WORK TO DO
Retype exactly what runs from the first line of the data to the line with "const studentLine = [[0,3.05],[0,9.97]];", keeping both of those lines and skipping pictures.

MATERIAL
....................

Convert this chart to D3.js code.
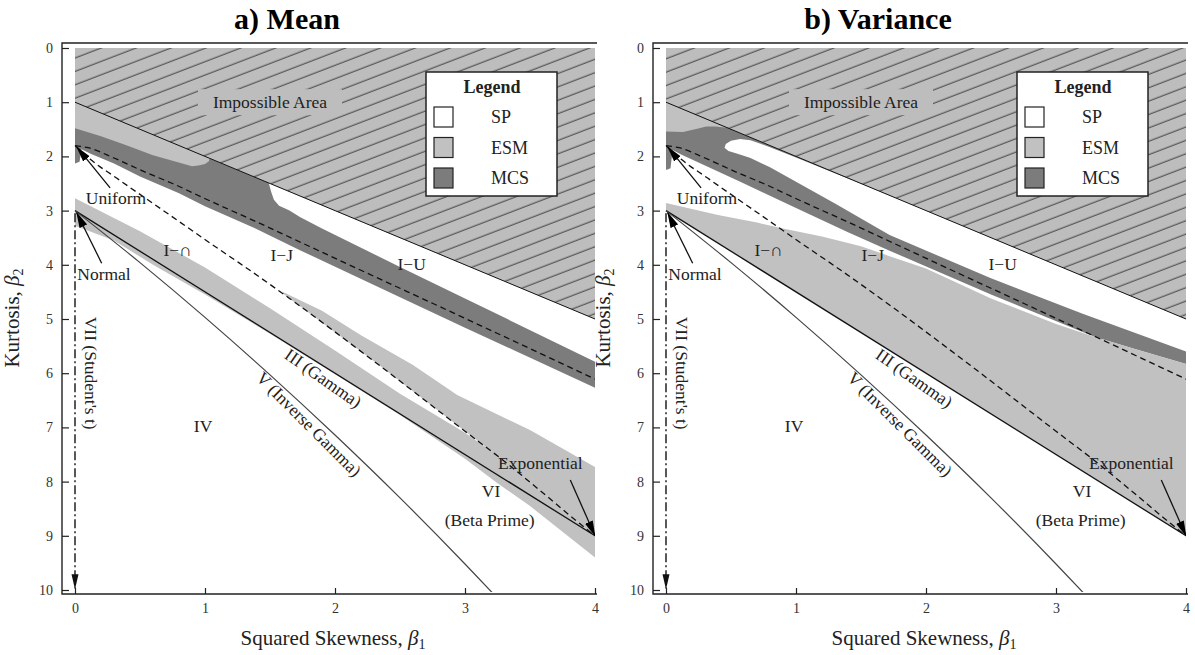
<!DOCTYPE html>
<html><head><meta charset="utf-8">
<script src="https://cdn.jsdelivr.net/npm/d3@7"></script>
<style>
body{margin:0;background:#fff;}
</style></head><body>
<svg id="chart" width="1195" height="655"></svg>
<script>
// ---------- data (beta1 = squared skewness, beta2 = kurtosis) ----------
const xTicks = [0, 1, 2, 3, 4];
const yTicks = [0, 1, 2, 3, 4, 5, 6, 7, 8, 9, 10];
const panelTitles = ["a) Mean", "b) Variance"];
const legendLabels = ["SP", "ESM", "MCS"];

const impossibleArea = [[0,0],[4,0],[4,5],[0,1]];
const impossibleLine = [[0,1],[4,5]];
const gammaLine = [[0,3],[4,9]];
const typeVLine = [[0,3],[0.5,3.96],[1,4.97],[1.5,6.03],[2,7.14],[2.5,8.30],[3,9.52],[3.21,10.05]];
const upperDashed = [[0,1.8],[0.10,1.84],[0.30,2.03],[0.55,2.30],[0.75,2.50],[1.01,2.79],[1.38,3.19],[1.92,3.79],[2.37,4.29],[2.75,4.71],[3.36,5.39],[4,6.11]];
const lowerDashed = [[0,1.8],[0.115,2.05],[0.32,2.40],[0.74,3.10],[1.10,3.70],[1.26,3.96],[1.65,4.62],[2.30,5.78],[3.00,7.07],[3.30,7.62],[3.56,8.13],[3.88,8.77],[4,9]];
const studentLine = [[0,3.05],[0,9.97]];

// a) Mean
const meanMCS = [[0,1.0],[4,5.0],[4,6.27],[3.0,5.16],[2.5,4.6],[1.73,3.73],[1.38,3.32],[1.0,2.92],[0.8,2.68],[0.5,2.37],[0.3,2.13],[0.12,1.95],[0.05,1.87],[0.035,2.1],[0,2.13]];
const meanESMTop = [[0,1.0],[1.035,2.035],[1.03,2.09],[1.0,2.14],[0.95,2.17],[0.9,2.18],[0.6,1.98],[0.4,1.8],[0.2,1.63],[0,1.48]];
const meanSPBubble = [[1.49,2.49],[4,5],[4,5.79],[3.0,4.62],[2.5,4.04],[1.9,3.33],[1.73,3.12],[1.65,3.0],[1.57,2.91],[1.53,2.8],[1.51,2.66]];
const meanESMBandA = [[0,2.77],[0.5,3.38],[1.0,4.05],[1.5,4.8],[2.0,5.58],[2.5,6.38],[3.0,7.1],[3.3,7.6],[3.56,8.13],[3.88,8.77],[4,9],[4,9.4],[3.5,8.45],[3.25,8.03],[3.0,7.58],[2.5,6.77],[2.0,6.02],[1.5,5.27],[1.0,4.55],[0.6,4.0],[0.3,3.55],[0,3.28]];
const meanESMBandB = [[1.6,4.5],[1.9,4.85],[2.2,5.3],[2.6,5.85],[2.94,6.4],[3.5,7.05],[4,7.73],[4,9],[3.88,8.77],[3.56,8.13],[3.3,7.62],[3.0,7.07],[2.3,5.78],[1.65,4.62],[1.6,4.53]];

// b) Variance
const varMCS = [[0,1.0],[4,5],[4,5.83],[3.6,5.55],[3.3,5.33],[2.5,4.55],[1.72,3.74],[1.4,3.4],[1.0,2.95],[0.6,2.5],[0.3,2.17],[0.12,1.97],[0.05,1.88],[0.035,2.22],[0,2.25]];
const varESMTop = [[0,1.0],[0.47,1.47],[0.38,1.45],[0.31,1.45],[0.24,1.49],[0.13,1.55],[0,1.54]];
const varSPBubble = [[0.45,1.84],[0.46,1.77],[0.5,1.71],[0.57,1.68],[0.65,1.7],[0.8,1.83],[1.0,2.02],[1.3,2.31],[1.6,2.6],[2.0,3.0],[4,5],[4,5.6],[3.2,4.9],[2.5,4.25],[1.72,3.45],[1.3,2.87],[1.0,2.47],[0.8,2.2],[0.65,2.03],[0.55,1.95],[0.48,1.9]];
const varESMBig = [[0,2.86],[0.4,3.08],[0.7,3.22],[0.9,3.33],[1.2,3.48],[1.5,3.66],[1.72,3.84],[2.0,4.07],[2.5,4.62],[3.0,5.09],[3.3,5.33],[3.6,5.55],[4,5.83],[4,9],[0,3]];

const regionLabels = [
  {text:"Uniform", x:0.315, y:2.77, rot:0},
  {text:"Normal", x:0.223, y:4.17, rot:0},
  {text:"I\u2212\u2229", x:0.79, y:3.73, rot:0},
  {text:"I\u2212J", x:1.59, y:3.82, rot:0},
  {text:"I\u2212U", x:2.59, y:3.99, rot:0},
  {text:"IV", x:0.985, y:6.97, rot:0},
  {text:"VI", x:3.2, y:8.17, rot:0},
  {text:"(Beta Prime)", x:3.19, y:8.71, rot:0},
  {text:"Exponential", x:3.58, y:7.66, rot:0},
  {text:"III (Gamma)", x:1.91, y:6.09, rot:35},
  {text:"V (Inverse Gamma)", x:1.8, y:6.94, rot:45},
  {text:"VII (Student's t)", x:0.123, y:6.0, rot:90}
];
const impossibleLabel = {text:"Impossible Area", x:1.5, y:1.0};
const arrows = [
  {from:[0.27,2.58], to:[0.015,1.83]},
  {from:[0.205,3.97], to:[0.013,3.04]},
  {from:[3.81,7.97], to:[4.0,9.0]}
];

// ---------- drawing ----------
const FONT = "'Liberation Serif','Times New Roman',Times,serif";
const ESM = "#c1c1c1", MCS = "#7c7c7c", IMP = "#bdbdbd";
const svg = d3.select("#chart");
const defs = svg.append("defs");
const hatch = defs.append("pattern").attr("id","hatch")
  .attr("patternUnits","userSpaceOnUse").attr("width",80).attr("height",12.5)
  .attr("patternTransform","rotate(-21)");
hatch.append("rect").attr("width",80).attr("height",12.5).attr("fill",IMP);
hatch.append("line").attr("x1",0).attr("x2",80).attr("y1",6).attr("y2",6)
  .attr("stroke","#3a3a3a").attr("stroke-width",1);
defs.append("marker").attr("id","arrowHead").attr("viewBox","0 0 16 9")
  .attr("refX",15).attr("refY",4.5).attr("markerWidth",16).attr("markerHeight",9)
  .attr("markerUnits","userSpaceOnUse").attr("orient","auto")
  .append("path").attr("d","M0,0.3L16,4.5L0,8.7Z").attr("fill","#000");
defs.append("marker").attr("id","arrowDown").attr("viewBox","0 0 15 8")
  .attr("refX",14).attr("refY",4).attr("markerWidth",15).attr("markerHeight",8)
  .attr("markerUnits","userSpaceOnUse").attr("orient","auto")
  .append("path").attr("d","M0,0.5L15,4L0,7.5Z").attr("fill","#111");

const sy = d3.scaleLinear().domain([0,10]).range([48,590]);

const panels = [
  {x0:75, title:panelTitles[0], regions:[
    {d:meanMCS, fill:MCS},{d:meanESMTop, fill:ESM},{d:meanSPBubble, fill:"#fff"},
    {d:meanESMBandA, fill:ESM},{d:meanESMBandB, fill:ESM}]},
  {x0:666, title:panelTitles[1], regions:[
    {d:varMCS, fill:MCS},{d:varESMTop, fill:ESM},{d:varSPBubble, fill:"#fff"},
    {d:varESMBig, fill:ESM}]}
];

panels.forEach((p, i) => {
  const sx = d3.scaleLinear().domain([0,4]).range([p.x0, p.x0 + 520]);
  const g = svg.append("g").attr("font-family", FONT);
  const clipId = "clip" + i;
  defs.append("clipPath").attr("id", clipId).append("rect")
    .attr("x", sx(0) - 8).attr("y", sy(0)).attr("width", sx(4) - sx(0) + 8).attr("height", sy(10) - sy(0) + 2);
  const plot = g.append("g").attr("clip-path", `url(#${clipId})`);
  const poly = d3.line().x(d => sx(d[0])).y(d => sy(d[1])).curve(d3.curveLinearClosed);
  const line = d3.line().x(d => sx(d[0])).y(d => sy(d[1]));
  const smooth = d3.line().x(d => sx(d[0])).y(d => sy(d[1])).curve(d3.curveMonotoneX);

  plot.append("path").attr("d", poly(impossibleArea)).attr("fill", "url(#hatch)");
  plot.append("rect").attr("x", sx(impossibleLabel.x) - 72).attr("y", sy(impossibleLabel.y) - 13)
    .attr("width", 144).attr("height", 26).attr("fill", IMP);

  p.regions.forEach(r => plot.append("path").attr("d", poly(r.d)).attr("fill", r.fill));

  plot.append("path").attr("d", line(impossibleLine)).attr("fill","none").attr("stroke","#111").attr("stroke-width",1);
  plot.append("path").attr("d", line(gammaLine)).attr("fill","none").attr("stroke","#111").attr("stroke-width",1.3);
  plot.append("path").attr("d", smooth(typeVLine)).attr("fill","none").attr("stroke","#444").attr("stroke-width",1.2);
  [upperDashed, lowerDashed].forEach(dl => plot.append("path").attr("d", smooth(dl))
    .attr("fill","none").attr("stroke","#111").attr("stroke-width",1.3).attr("stroke-dasharray","6,4"));
  plot.append("path").attr("d", line(studentLine)).attr("fill","none").attr("stroke","#222")
    .attr("stroke-width",1.5).attr("stroke-dasharray","9,3,2,3").attr("marker-end","url(#arrowDown)");

  arrows.forEach(a => plot.append("line")
    .attr("x1", sx(a.from[0])).attr("y1", sy(a.from[1]))
    .attr("x2", sx(a.to[0])).attr("y2", sy(a.to[1]))
    .attr("stroke","#111").attr("stroke-width",1.3).attr("marker-end","url(#arrowHead)"));

  plot.append("text").attr("x", sx(impossibleLabel.x)).attr("y", sy(impossibleLabel.y))
    .attr("dy","0.35em").attr("text-anchor","middle").attr("font-size",17.5).attr("fill","#222")
    .text(impossibleLabel.text);

  regionLabels.forEach(l => g.append("text")
    .attr("transform", `translate(${sx(l.x)},${sy(l.y)}) rotate(${l.rot})`)
    .attr("dy","0.35em").attr("text-anchor","middle").attr("font-size",17.5).attr("fill","#222")
    .text(l.text));

  // legend
  const lx = p.x0 + 351, ly = 72;
  const lg = g.append("g");
  lg.append("rect").attr("x", lx).attr("y", ly).attr("width", 131).attr("height", 124)
    .attr("fill","#fff").attr("stroke","#222").attr("stroke-width",1.5);
  lg.append("text").attr("x", lx + 66).attr("y", ly + 21).attr("text-anchor","middle")
    .attr("font-size",18).attr("font-weight","bold").attr("fill","#222").text("Legend");
  const legendFills = ["#fff", ESM, MCS];
  legendLabels.forEach((t, k) => {
    lg.append("rect").attr("x", lx + 8).attr("y", ly + 35 + k * 30.5).attr("width", 19).attr("height", 20)
      .attr("fill", legendFills[k]).attr("stroke","#222").attr("stroke-width",1.2);
    lg.append("text").attr("x", lx + 65).attr("y", ly + 51 + k * 30.5)
      .attr("font-size",18).attr("fill","#222").text(t);
  });

  // axes
  const gy = g.append("g").attr("transform", `translate(${p.x0 - 13},0)`)
    .call(d3.axisLeft(sy).tickValues(yTicks).tickSizeInner(-7).tickSizeOuter(0).tickPadding(9).tickFormat(d3.format("d")));
  gy.select(".domain").remove();
  gy.attr("font-family", FONT).attr("font-size", 14);
  gy.selectAll("text").attr("fill","#333");
  gy.selectAll("line").attr("stroke","#222").attr("stroke-width",1.2);

  const gx = g.append("g").attr("transform", "translate(0,594)")
    .call(d3.axisBottom(sx).tickValues(xTicks).tickSizeInner(-6).tickSizeOuter(0).tickPadding(9).tickFormat(d3.format("d")));
  gx.select(".domain").remove();
  gx.attr("font-family", FONT).attr("font-size", 14);
  gx.selectAll("text").attr("fill","#333");
  gx.selectAll("line").attr("stroke","#222").attr("stroke-width",1.2);

  g.append("path")
    .attr("d", `M${p.x0 + 522},43H${p.x0 - 13}V594H${p.x0 + 522}`)
    .attr("fill","none").attr("stroke","#222").attr("stroke-width",1.4);

  // titles
  g.append("text").attr("x", p.x0 + 212).attr("y", 29).attr("text-anchor","middle")
    .attr("font-size",30).attr("font-weight","bold").attr("fill","#000").text(p.title);
  const xt = g.append("text").attr("x", p.x0 + 258).attr("y", 645).attr("text-anchor","middle")
    .attr("font-size",21).attr("fill","#222");
  xt.append("tspan").text("Squared Skewness, ");
  xt.append("tspan").attr("font-style","italic").text("\u03B2");
  xt.append("tspan").attr("font-size",14).attr("dy",4).text("1");
  const yt = g.append("text").attr("transform", `translate(${p.x0 - 56},318) rotate(-90)`)
    .attr("text-anchor","middle").attr("font-size",21).attr("fill","#222");
  yt.append("tspan").text("Kurtosis, ");
  yt.append("tspan").attr("font-style","italic").text("\u03B2");
  yt.append("tspan").attr("font-size",14).attr("dy",4).text("2");
});
</script></body></html>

....................

RESULT OF THE EXERCISE
Convert this chart to D3.js code.
<!DOCTYPE html>
<html><head><meta charset="utf-8">
<script src="https://cdn.jsdelivr.net/npm/d3@7"></script>
<style>
body{margin:0;background:#fff;}
</style></head><body>
<svg id="chart" width="1195" height="655"></svg>
<script>
// ---------- data (beta1 = squared skewness, beta2 = kurtosis) ----------
const xTicks = [0, 1, 2, 3, 4];
const yTicks = [0, 1, 2, 3, 4, 5, 6, 7, 8, 9, 10];
const panelTitles = ["a) Mean", "b) Variance"];
const legendLabels = ["SP", "ESM", "MCS"];

const impossibleArea = [[0,0],[4,0],[4,5],[0,1]];
const impossibleLine = [[0,1],[4,5]];
const gammaLine = [[0,3],[4,9]];
const typeVLine = [[0,3],[0.5,3.96],[1,4.97],[1.5,6.03],[2,7.14],[2.5,8.30],[3,9.52],[3.21,10.05]];
const upperDashed = [[0,1.8],[0.10,1.84],[0.30,2.03],[0.55,2.30],[0.75,2.50],[1.01,2.79],[1.38,3.19],[1.92,3.79],[2.37,4.29],[2.75,4.71],[3.36,5.39],[4,6.11]];
const lowerDashed = [[0,1.8],[0.115,2.05],[0.32,2.40],[0.74,3.10],[1.10,3.70],[1.26,3.96],[1.65,4.62],[2.30,5.78],[3.00,7.07],[3.30,7.62],[3.56,8.13],[3.88,8.77],[4,9]];
const studentLine = [[0,3.05],[0,9.97]];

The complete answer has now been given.